When done up properly, the Mint Julep can be a fussy drink—all crushed ice and fancy silver cup—which is exactly why it might be surprising that it packs such a punch. Essentially sweetened bourbon over ice with some mint for aromatics, the drink is one of the more powerful cocktails to be associated with contemporary day drinking—the association, of course, owing much to the Kentucky Derby, where 120,000 juleps are said to be sold every year. Skip over the trappings though, and you’ll find an all-American drink with roots dating back to 18th century. The exact origins and recipe have no doubt inspired countless dissertation, but, in short, it most likely originated in Virginia in the late 1700s when it was considered an aristocratic drink. (Who else could afford silver tins and a coveted block of ice used simply for crushing?) The drink spread throughout the South during the first half of the 19th century, eventually becoming the “Coca-Cola of its time,” as William Grimes calls it in his Straight Up or On the Rocks. Bourbon became the preferred spirit only after the Civil War, when the South was impoverished and, thanks to phylloxera, brandy had all but disappeared.

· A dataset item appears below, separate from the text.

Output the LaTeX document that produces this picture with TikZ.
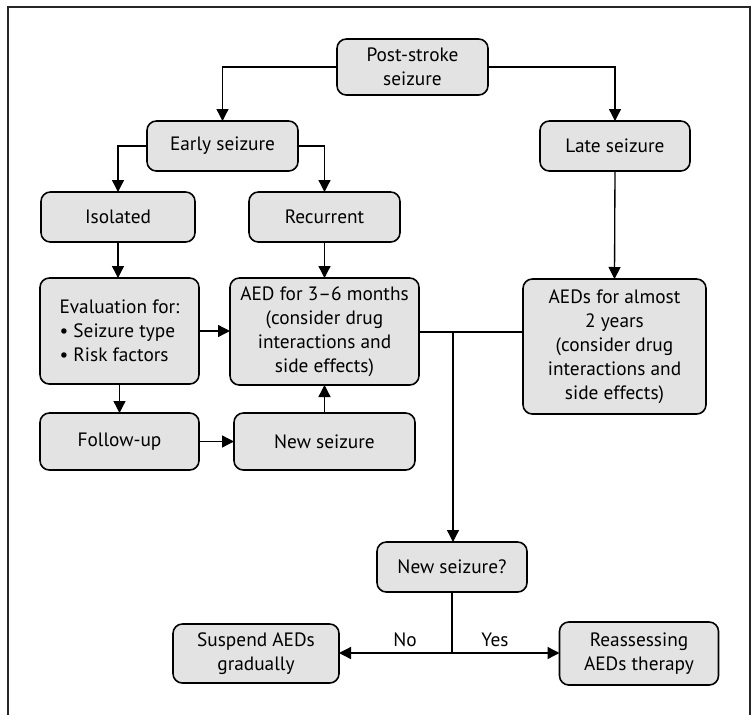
\documentclass[tikz,border=0pt]{standalone}
\usepackage{fontspec}
\setmainfont{PT Sans}
\usetikzlibrary{arrows.meta}
\begin{document}
\begin{tikzpicture}[x=0.75pt,y=-0.75pt,
  box/.style={draw=black,line width=1.2pt,fill=gray!22,rounded corners=7pt,
    inner sep=0pt,outer sep=0pt,align=center,font=\fontsize{14.5}{18}\selectfont},
  arr/.style={line width=1pt,-{Triangle[length=9pt,width=9pt]}},
  ln/.style={line width=1pt},
  lbl/.style={font=\fontsize{14.5}{18}\selectfont,inner sep=0pt}]
\useasboundingbox (0,0) rectangle (751,715);
% frame
\draw[line width=1.4pt,gray!30!black] (8,715) -- (8,7) -- (750,7) -- (750,715);
% nodes
\node[box,minimum width=113.25pt,minimum height=42pt] (post) at (412.5,67) {Post-stroke\\seizure};
\node[box,minimum width=113.25pt,minimum height=37.5pt] (early) at (222.5,146) {Early seizure};
\node[box,minimum width=112.5pt,minimum height=37.5pt] (late) at (615,146) {Late seizure};
\node[box,minimum width=115.5pt,minimum height=37.5pt] (iso) at (118,217) {Isolated};
\node[box,minimum width=113.25pt,minimum height=37.5pt] (rec) at (324.5,217) {Recurrent};
\node[box,minimum width=119.25pt,minimum height=79.5pt,align=left] (eval) at (119.5,331) {Evaluation for:\\• Seizure type\\• Risk factors};
\node[box,minimum width=141.75pt,minimum height=80.25pt] (aed) at (324.5,331.5) {AED for 3–6 months\\(consider drug\\interactions and\\side effects)};
\node[box,minimum width=137.25pt,minimum height=101.25pt] (aed2) at (614.5,346.5) {AEDs for almost\\2 years\\(consider drug\\interactions and\\side effects)};
\node[box,minimum width=119.25pt,minimum height=42.75pt] (follow) at (119.5,441.5) {Follow-up};
\node[box,minimum width=135.75pt,minimum height=42.75pt] (newsz) at (324.5,441.5) {New seizure};
\node[box,minimum width=112.5pt,minimum height=37.5pt] (q) at (452,567) {New seizure?};
\node[box,minimum width=124.5pt,minimum height=44.25pt] (susp) at (256,653.5) {Suspend AEDs\\gradually};
\node[box,minimum width=119.25pt,minimum height=47.25pt] (reas) at (639,653.5) {Reassessing\\AEDs therapy};
% connectors
\draw[arr] (post.west) -| (early.north);
\draw[arr] (post.east) -| (late.north);
\draw[arr] (early.west) -| (iso.north);
\draw[arr] (early.east) -| (rec.north);
\draw[arr] (iso.south) -- (iso.south |- eval.north);
\draw[arr] (rec.south) -- (aed.north);
\draw[arr] (late.south) -- (aed2.north);
\draw[arr] (eval.east) -- (eval.east -| aed.west);
\draw[arr] (eval.south) -- (follow.north);
\draw[arr] (follow.east) -- (newsz.west);
\draw[arr] (newsz.north) -- (aed.south);
\coordinate (j) at (453,332);
\draw[ln] (aed.east |- j) -- (j -| aed2.west);
\draw[arr] (j) -- (j |- q.north);
\coordinate (b) at (452,653);
\draw[ln] (q.south) -- (b);
\draw[arr] (b) -- (b -| susp.east);
\draw[arr] (b) -- (b -| reas.west);
\node[lbl] (no) at (405,640) {No};
\node[lbl] (yes) at (495,640) {Yes};
\end{tikzpicture}
\end{document}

- 2 - 2 1/2 ounces bourbon (preferably bonded)
- 1/2 - 3/4 ounce simple syrup (1:1, sugar:water)
- 1 large mintsprig
Garnish: bouquet of mint
- In a julep tin or rocks glass, muddle the mint sprig with simple syrup by gently pressing to release the oils.
- Pack the glass with finely crushed ice.
- Pour bourbon over ice, and mound more ice into the top of the glass.
- Garnish with a bouquet of spanked mint.
The Mint Julep is a strong drink, especially when using bonded whiskey, so we prefer pouring the bourbon over the ice for greater dilution. Speaking of ice, the finely crushed variety is key to any julep. And spanked mint is exactly what it sounds like.